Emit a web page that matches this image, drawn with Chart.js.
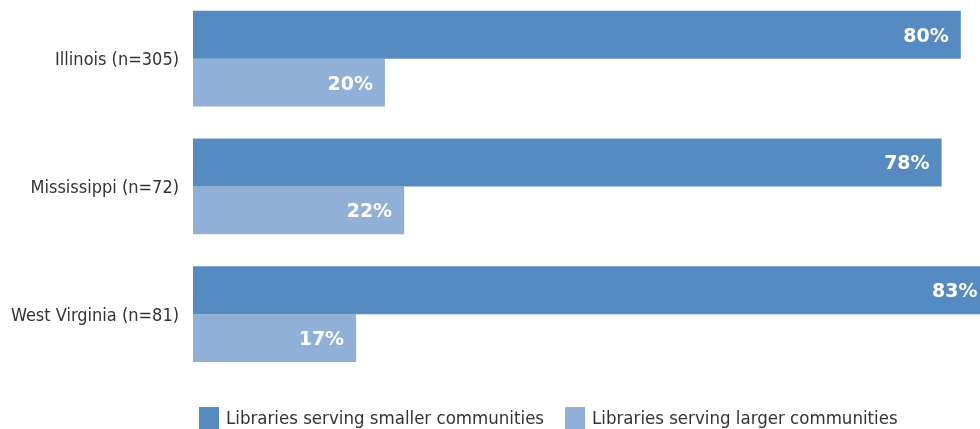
<!DOCTYPE html>
<html>
<head>
<meta charset="utf-8">
<script src="https://cdn.jsdelivr.net/npm/chart.js@4"></script>
<style>
    html, body { margin: 0; padding: 0; background: #fff; overflow: hidden; }
    #frame { width: 980px; height: 429px; position: relative; overflow: hidden; }
    #wrap { width: 980px; height: 459px; position: absolute; left: 0; top: -30px; }
</style>
</head>
<body>
<div id="frame"><div id="wrap"><canvas id="chart"></canvas></div></div>
<script>
// ── Data ───────────────────────────────────────────────────
const STATES = ['Illinois (n=305)', 'Mississippi (n=72)', 'West Virginia (n=81)'];
const SERIES_NAMES = ['Libraries serving smaller communities', 'Libraries serving larger communities'];
const SMALLER = [80, 78, 83];
const LARGER  = [20, 22, 17];

const COLORS = ['#568BC2', '#91B0D8'];
const TEXT_FONT = '"DejaVu Sans Condensed", "DejaVu Sans", sans-serif';
const SHIFT = 30; // canvas sits 30px above the page top

// ── Bar value labels ───────────────────────────────────────
const valueLabels = {
    id: 'valueLabels',
    afterDatasetsDraw(chart) {
        const ctx = chart.ctx;
        ctx.save();
        ctx.font = 'bold 19px "DejaVu Sans", sans-serif';
        ctx.fillStyle = '#fff';
        ctx.textAlign = 'right';
        ctx.textBaseline = 'middle';
        chart.data.datasets.forEach((ds, di) => {
            chart.getDatasetMeta(di).data.forEach((bar, i) => {
                ctx.fillText(ds.data[i] + '%', bar.x - 12, bar.y + 2);
            });
        });
        ctx.restore();
    }
};

// ── Legend drawn below the plot ────────────────────────────
const bottomLegend = {
    id: 'bottomLegend',
    afterDraw(chart) {
        const ctx = chart.ctx;
        ctx.save();
        ctx.font = '18.5px ' + TEXT_FONT;
        ctx.textBaseline = 'middle';
        ctx.textAlign = 'left';
        let x = 199;
        const y = 407 + SHIFT;
        chart.data.datasets.forEach(ds => {
            ctx.fillStyle = ds.backgroundColor;
            ctx.fillRect(x, y, 20, 22);
            ctx.fillStyle = '#333';
            ctx.fillText(ds.label, x + 27, y + 12);
            x += 27 + ctx.measureText(ds.label).width + 21;
        });
        ctx.restore();
    }
};

const ctx = document.getElementById('chart').getContext('2d');
new Chart(ctx, {
    type: 'bar',
    data: {
        labels: STATES,
        datasets: [
            { label: SERIES_NAMES[0], data: SMALLER, backgroundColor: COLORS[0] },
            { label: SERIES_NAMES[1], data: LARGER,  backgroundColor: COLORS[1] },
        ]
    },
    options: {
        indexAxis: 'y',
        responsive: true,
        maintainAspectRatio: false,
        animation: false,
        layout: { padding: { top: 0, bottom: 51, left: 0, right: 0 } },
        datasets: { bar: { categoryPercentage: 0.75, barPercentage: 1.0, borderWidth: 0 } },
        plugins: {
            legend: { display: false },
            tooltip: { enabled: false }
        },
        scales: {
            x: { display: false, min: 0, max: 82 },
            y: {
                grid: { display: false, drawTicks: false },
                border: { display: false },
                ticks: {
                    padding: 14,
                    labelOffset: 2,
                    color: '#333',
                    font: { family: TEXT_FONT, size: 18 }
                },
                afterFit: s => { s.width = 193; }
            }
        }
    },
    plugins: [valueLabels, bottomLegend]
});
</script>
</body>
</html>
----------------------------------------
**Task goal:**
Write out exactly the opening lines of the data, stopping after the line that holds "const SHIFT = 30;". Exclude pictures.

**Response to the exercise:**
Emit a web page that matches this image, drawn with Chart.js.
<!DOCTYPE html>
<html>
<head>
<meta charset="utf-8">
<script src="https://cdn.jsdelivr.net/npm/chart.js@4"></script>
<style>
    html, body { margin: 0; padding: 0; background: #fff; overflow: hidden; }
    #frame { width: 980px; height: 429px; position: relative; overflow: hidden; }
    #wrap { width: 980px; height: 459px; position: absolute; left: 0; top: -30px; }
</style>
</head>
<body>
<div id="frame"><div id="wrap"><canvas id="chart"></canvas></div></div>
<script>
// ── Data ───────────────────────────────────────────────────
const STATES = ['Illinois (n=305)', 'Mississippi (n=72)', 'West Virginia (n=81)'];
const SERIES_NAMES = ['Libraries serving smaller communities', 'Libraries serving larger communities'];
const SMALLER = [80, 78, 83];
const LARGER  = [20, 22, 17];

const COLORS = ['#568BC2', '#91B0D8'];
const TEXT_FONT = '"DejaVu Sans Condensed", "DejaVu Sans", sans-serif';
const SHIFT = 30; // canvas sits 30px above the page top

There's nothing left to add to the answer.